November 25, 2021

Belphegor - Blood Magick Necromance (2011) ☠

Country: Austria
Language: English
Genre: Death Metal
Style: Blackened Death Metal
Label Number: 2653-2
☠: Selected by Buccaneer
© 2011 Nuclear Blast
Belphegor is a band that you need to take notice of, whether you like your metal to be blackened death or deathly blackened, Belphegor can and will confidently deliver it to you in blood-soaked spades. Through many line-up changes over the years, the bands core and leader, Helmuth has managed to keep things fresh and exciting while incorporating more atmosphere and memorability into Belphegor’s mix of brutal, yet majestic, sacrilegious heresy. The band has never been one to shy away from controversy within their brand of metal, and have been one of the very few bands that can bring a bleak nihilism, and even a sexuality to their metal that most bands couldn’t even fathom about where to begin in incorporating such an idea or more-so, an ideology.

It seemed that the metal world, critics and fans alike, began to take more notice of Austria’s Belphegor with the release of the bands fourth studio album, “Lucifer Incestus”. Since then the band has made sure to not rest on it’s laurels and has not only stayed prolific, but have made sure to up the ante with each subsequent release up to and through 2008’s “Bondage Goat Zombie”. It seemed that the bands formula hit a minor bump in the road with their last album, “Walpurgis Rites – Hexenwahn”, as most of the metal world were not as impressed with said album as they had been with “Bondage Goat Zombie”. In defense of “Walpurgis Rites, “BGZ” is arguably the best album the band has released in their career, and trying to top it was going to be a near impossible task for “Walpurgis Rites”, no matter how good it was. Though here we are in 2011 and those blasphemous Austrians have not only released a better album than their last, but have many calling “Blood Magick Necromance” the best thing to come from the tiny country since Arnold Schwarzenegger.
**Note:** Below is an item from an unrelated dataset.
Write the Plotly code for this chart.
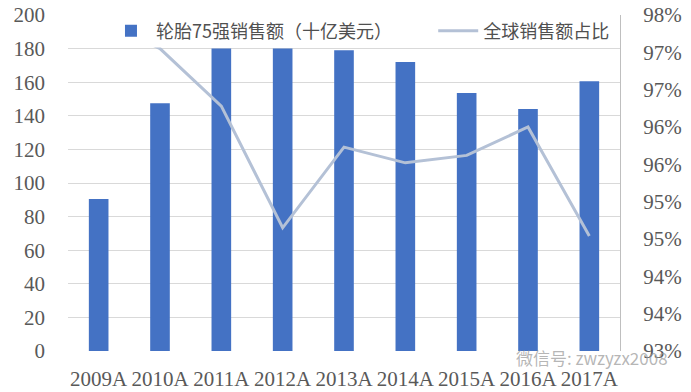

Get your blackened death breakdown here.

“Blood Magick Necromance” really doesn’t throw out any curve balls and may seem a bit redundant to the casual listener, or to fans that have become too used to hearing black/death metal with middle eastern melodies, i.e. Behemoth and Nile. When truely taken in and absorbed the album shines with an atmospheric magic(k) that when over, will have you salivating, like Pavlov’s dogs, for a repeated listen.

In this time we live in there are so many things vying for our attention and metal music is no different. With literally hundreds and hundreds of bands trying to gain some sort of acknowledgement and or acceptance from us, a band not only needs to, but has to offer, and deliver a product that can grab your gut, wreck your neck, and cradle your soul. This is where Belphegor achieves success with “Blood Magick Necromance”, for songs like “In Blood – Devour This Sanctity”, “Impaled Upon The Tongue Of Sathan”, and “Sado Messiah” definitely grab your gut. In fact, they not only grab it, but thrust a long rusty blade deep into it, twisting side to side. The sheer brutality of tracks “Angeli Mortis De Profundis”  and “Possessed Burning Eyes” are nothing less than seething. The former fitting nicely behind “Discipline Through Punishment” with it’s more droning death call.  Pure emotion is conveyed in “Rise To Fall And Fall To Rise” and the title track, “Blood Magick Necromance”. Both of these songs, being my personal favorites from the album, show a sophisticated take on drawing a more personal feeling from the listener than your standard metal band. Rotting Christ knows how to do this, as well as Hypocrisy, and Amon Amarth, and it is exactly those bands that Belphegor bring to mind when their riffing and melodies begin to intertwine into a pathway of transcendence for the listener.

The vocal department of “Blood Magick Necromance” is nothing short of fantastic. Helmuth delivers a bevy of growls, roars, rasps, yells, screams, and just about everything else in between, knowing exactly where to place each for maximum effectiveness. In fact, it seems that Helmuth knows exactly what he wants to be in Belphegor and exactly where he wants Belphegor to be. This not only comes through from the material presented on “Blood Magick Necromance”, but from the stellar production work of Peter Tagtgren (Hypocrisy). One could easily get lost in a tangle of blasts, squeals, and grunts in the complexity of the material presented, but the experience from Tagtgren helps propel the band to grandoise heights of clarity, without losing any grit needed to convincingly play any form of death or black metal.

Belphegor is on a roll, or at least back on track, depending how you felt about “Walpurgis Rites – Hexenwahn”. I’m not quite sure if they have topped “Bondage Goat Zombie”, but I can say that “Blood Magick Necromance” comes very, very close. For anyone that calls themselves a fan of extreme metal, especially of Belphegor’s previous blackened-death art, then “Blood Magick Necromance” is a mandatory purchase for you.